Robert Tonis, who led the Harvard University Department (HUPD) through its transformation into a professional police force, died last month at the age of 94.
Tonis, who was HUPD’s chief from from 1962 to 1975, died on April 11 at Hospice House on Cape Cod. He was known as Harvard’s “Renaissance Cop,” for his involvement with the Academy and the revolutionary change he brought to the department.
Tonis also oversaw the University police department through the turbulent protests of the 1960s. During the famous 1969 University Hall sit-in, Tonis publicly opposed the plan of then University President Nathan M. Pusey ’28 to bring in state and local police to break up the sit-in. After the violent bust, the chief circulated the yard, urging non-violence.

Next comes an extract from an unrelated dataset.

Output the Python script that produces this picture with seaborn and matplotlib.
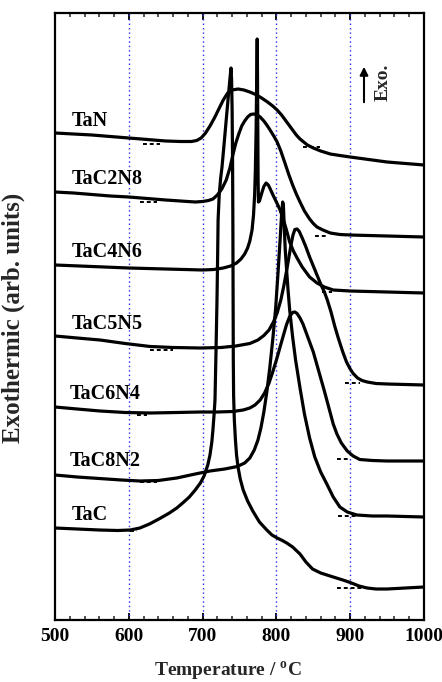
import numpy as np
import pandas as pd
import matplotlib
matplotlib.use("Agg")
import matplotlib.pyplot as plt
from matplotlib.ticker import MultipleLocator
import seaborn as sns

# ---------------- data (temperature in degC, signal in arb. units) ----------------
samples = ["TaN", "TaC2N8", "TaC4N6", "TaC5N5", "TaC6N4", "TaC8N2", "TaC"]

TaN_T = [500, 525, 550, 575, 600, 625, 650, 670, 685, 692, 698, 704, 710, 716, 722, 728, 734, 740, 748, 756,
         764, 772, 780, 788, 795, 801, 807, 812, 817, 822, 827, 832, 837, 842, 850, 860, 873, 886, 900, 925,
         950, 975, 1000]
TaN_S = [487, 486, 485, 483.5, 482, 480.5, 479, 478.5, 478.5, 479.5, 482, 487, 494, 502, 511, 520, 527, 530, 531, 530,
         528, 525.5, 522, 518, 514, 510, 505, 500, 495, 490, 485, 481, 478, 475, 472, 469, 466, 464.5, 463, 460.5,
         458, 456.5, 455]

TaC2N8_T = [500, 525, 550, 575, 600, 625, 650, 670, 690, 700, 708, 714, 720, 726, 732, 737, 741, 745, 749, 753,
            757, 761, 765, 769, 773, 778, 783, 787, 791, 796, 801, 806, 812, 817, 822, 827, 832, 838, 845, 850,
            855, 863, 873, 886, 900, 950, 1000]
TaC2N8_S = [428, 427, 425.5, 424, 423, 421.5, 420, 419, 418, 418.5, 419.5, 421, 425, 431, 440, 452, 465, 477, 486, 494,
            499, 503, 505.5, 506, 505.5, 503, 499, 495, 490.5, 484.5, 478, 469, 456, 445, 435, 426, 418, 409, 401, 396.5,
            393, 390, 387, 385.5, 385, 384, 383]

TaC4N6_T = [500, 550, 600, 650, 700, 715, 728, 738, 746, 752, 757, 761, 764, 767, 769, 770.5, 771.5, 772.5, 773.3, 774,
            774.4, 774.8, 775.2, 775.7, 777, 779, 781, 783, 786, 789, 792, 796, 800, 805, 810, 814, 818, 823, 828, 835,
            845, 855, 865, 877, 900, 950, 1000]
TaC4N6_S = [355, 353.5, 352, 351, 350, 350.5, 352, 354, 357, 361, 366, 372, 379, 390, 405, 425, 450, 490, 540, 581,
            545, 490, 440, 418, 419, 424, 429, 433.5, 437, 435, 430.5, 424, 418, 410, 399, 389, 378, 369, 362, 353,
            343, 337, 333, 330, 329, 328, 327]

TaC5N5_T = [500, 530, 561, 595, 629, 660, 697, 725, 745, 764, 775, 783, 790, 796, 801, 806, 810, 814, 817, 820,
            822.5, 825, 828, 831, 835, 840, 845, 850, 855, 860, 865, 869, 874, 879, 883, 886, 890, 895, 900, 904,
            910, 916, 923, 935, 950, 1000]
TaC5N5_S = [284, 282, 280, 276.5, 273.5, 272.5, 272, 272.5, 274, 276.5, 280, 284.5, 290, 298, 307, 320, 334, 350, 363, 376,
            385, 390.5, 391, 388.5, 382, 373, 363, 354, 345, 336, 328, 320, 308, 294, 284, 277, 268, 258, 251, 246.5,
            242, 239.5, 238, 236.5, 236, 235]

TaC6N4_T = [500, 530, 561, 595, 629, 665, 697, 720, 741, 755, 764, 771, 778, 784, 790, 795, 800, 805, 810, 814,
            818, 822, 825, 828, 832, 836, 840, 845, 850, 855, 860, 865, 869, 873, 877, 882, 888, 896, 904, 913,
            930, 950, 1000]
TaC6N4_S = [213, 211, 209, 207.5, 207, 207.5, 208, 208, 208.5, 210, 212, 215, 220, 227, 237, 248, 260, 273, 286, 296,
            303.5, 307.5, 308, 306.5, 302, 296, 288, 278, 268, 255, 242, 229, 218, 207, 196, 186, 177, 169, 164, 160.5,
            159.5, 159, 159]

TaC8N2_T = [500, 530, 560, 590, 615, 640, 665, 690, 710, 730, 747, 757, 764, 770, 775, 779, 783, 787, 791, 795,
            799, 802, 805, 807, 808.5, 809.5, 810.5, 812, 814, 816, 818, 822, 826, 832, 838, 845, 852, 860, 869, 877,
            886, 896, 909, 930, 950, 1000]
TaC8N2_S = [145, 143, 141.5, 140, 139, 139.5, 142, 146, 149, 151, 153.5, 157, 162, 170, 180, 192, 208, 228, 252, 280,
            312, 345, 380, 405, 418, 415, 395, 370, 348, 328, 310, 283, 260, 232, 206, 182, 163, 148, 135, 123,
            113, 108, 105, 104, 104, 103]

TaC_T = [500, 530, 560, 585, 602, 615, 628, 642, 655, 665, 673, 682, 690, 697, 702, 707, 710, 712.5, 714, 715.5,
         716.8, 718.2, 719.5, 720.3, 721, 722.5, 724.5, 726.3, 729, 732, 735, 737, 738.5, 739.3, 740, 740.6, 741, 741.3,
         741.6, 742, 743, 744.5, 746, 748, 751, 755, 761, 768, 777, 787, 794, 801, 808, 814, 822, 832, 840, 849,
         860, 877, 890, 900, 912, 923, 935, 950, 975, 1000]
TaC_S = [92, 91, 90, 89.5, 90, 92, 96, 101.5, 107, 112, 117, 123, 130, 137, 144, 155, 165, 178, 190, 205,
         220, 270, 320, 360, 400, 425, 442, 453, 475, 500, 525, 541, 552, 540, 510, 460, 400, 330,
         260, 225, 200, 180, 165, 153, 141, 130, 119, 109, 98, 90, 85, 82, 79.5, 77, 73, 66, 58, 51,
         47, 43, 40, 37.5, 34, 32, 31, 31, 32, 33]

# short dotted baseline markers (start T, end T, level)
mark_T0 = [619, 836, 615, 852, 862, 629, 893, 611, 882, 615, 883, 602, 882]
mark_T1 = [642, 859, 638, 869, 875, 660, 913, 625, 900, 638, 909, 611, 917]
mark_S = [476, 473, 418, 384, 328, 270, 237, 205, 161, 138, 104, 89, 32]

# sample labels (left-aligned T, baseline level)
label_T = [523, 523, 523, 523, 520, 520, 523]
label_S = [494, 436, 363, 291, 221, 154, 100]

grid_T = [600, 700, 800, 900]
xticks = [500, 600, 700, 800, 900, 1000]

curves_T = [TaN_T, TaC2N8_T, TaC4N6_T, TaC5N5_T, TaC6N4_T, TaC8N2_T, TaC_T]
curves_S = [TaN_S, TaC2N8_S, TaC4N6_S, TaC5N5_S, TaC6N4_S, TaC8N2_S, TaC_S]

df = pd.concat(
    [pd.DataFrame({"T": t, "S": s, "sample": n}) for n, t, s in zip(samples, curves_T, curves_S)],
    ignore_index=True,
)

# ---------------- style ----------------
sns.set_theme(style="white")
plt.rcParams["font.family"] = ["Liberation Serif", "DejaVu Serif"]
plt.rcParams["font.weight"] = "bold"
plt.rcParams["mathtext.fontset"] = "custom"
plt.rcParams["mathtext.rm"] = "Liberation Serif:bold"
plt.rcParams["mathtext.bf"] = "Liberation Serif:bold"

fig = plt.figure(figsize=(4.42, 6.82), dpi=100)
ax = fig.add_axes([55 / 442, 62 / 682, 369 / 442, 607 / 682])

for g in grid_T:
    ax.axvline(g, color="#2a2af0", lw=1.0, ls=(0, (1, 2.2)), zorder=1)

sns.lineplot(data=df, x="T", y="S", units="sample", estimator=None, sort=False,
             color="black", lw=2.3, legend=False, ax=ax, zorder=3)
for line in ax.get_lines()[len(grid_T):]:
    line.set_solid_joinstyle("round")
    line.set_solid_capstyle("round")

for t0, t1, s in zip(mark_T0, mark_T1, mark_S):
    ax.plot([t0, t1], [s, s], color="black", lw=1.4, ls=(0, (2, 1.5)), zorder=2)

for n, t, s in zip(samples, label_T, label_S):
    ax.text(t, s, n, fontsize=14.5, fontweight="bold", ha="left", va="baseline", color="black")

ax.annotate("", xy=(918.7, 556), xytext=(918.7, 515),
            arrowprops=dict(arrowstyle="-|>", color="black", lw=1.5, mutation_scale=12))
ax.text(944, 538, "Exo.", rotation=90, fontsize=14, fontweight="bold", ha="center", va="center")

ax.set_xlim(500, 1000)
ax.set_ylim(0, 607)
ax.set_xticks(xticks)
ax.xaxis.set_minor_locator(MultipleLocator(20))
ax.set_yticks([])
ax.tick_params(axis="x", which="major", direction="in", length=5, width=1.3, top=True, bottom=True,
               labelsize=14, pad=6, colors="black")
ax.tick_params(axis="x", which="minor", direction="in", length=3, width=1.1, top=True, bottom=True)
for lab in ax.get_xticklabels():
    lab.set_fontweight("bold")
for sp in ax.spines.values():
    sp.set_linewidth(1.6)
    sp.set_color("black")
ax.set_xlabel("")
ax.set_ylabel("")

fig.text(228 / 442, 6 / 682, r"Temperature / $^{\mathbf{o}}$C", fontsize=14, fontweight="bold",
         ha="center", va="baseline")
fig.text(13 / 442, 1 - 318 / 682, "Exothermic (arb. units)", rotation=90, fontsize=18,
         fontweight="bold", ha="center", va="center")

fig.savefig("out.png", dpi=100)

A Brockton native, Tonis graduated from Brockton High School before attending Dartmouth College and Boston University Law School.
While working at a summer resort in Rye, N.H., he met his future wife, Paula Miller, and was married in 1935.
That same year, he began a career with the FBI that would last nearly three decades.
Four years later, his surveillance of a suspected Nazi spy gave him one of his first contacts with Harvard.
After arriving at South Station, the spy traveled to Harvard Square and went into one of the River Houses, and Tonis and his partner spent several frustrating hours waiting outside before realizing the suspect had escaped through the steam tunnels and disappeared.
Later, after becoming chief, one of Tonis’ first acts was to acquaint himself with the tunnel system and try to figure out where the spy went.
After being in charge of security precautions at New England industrial facilities during World War II, he rose to become supervisor of the Boston FBI Field Office’s Criminal Division, and helped investigate the infamous Brinks robbery in 1950.
A life-long lover of jazz and opera, he dabbled as a musician during his time at the FBI, playing second violin with the Brockton Symphony.
Upon retiring from the FBI in 1962, Tonis was appointed Harvard’s third police chief after a day-and-a-half-long search process.
He immediately threw himself into learning about the University—becoming a freshman advisor, auditing courses and eating in the House dining halls.
“I enjoy being in an academic atmosphere,” Tonis told The Crimson.
At HUPD, he found a police department sorely in need of training and professionalization.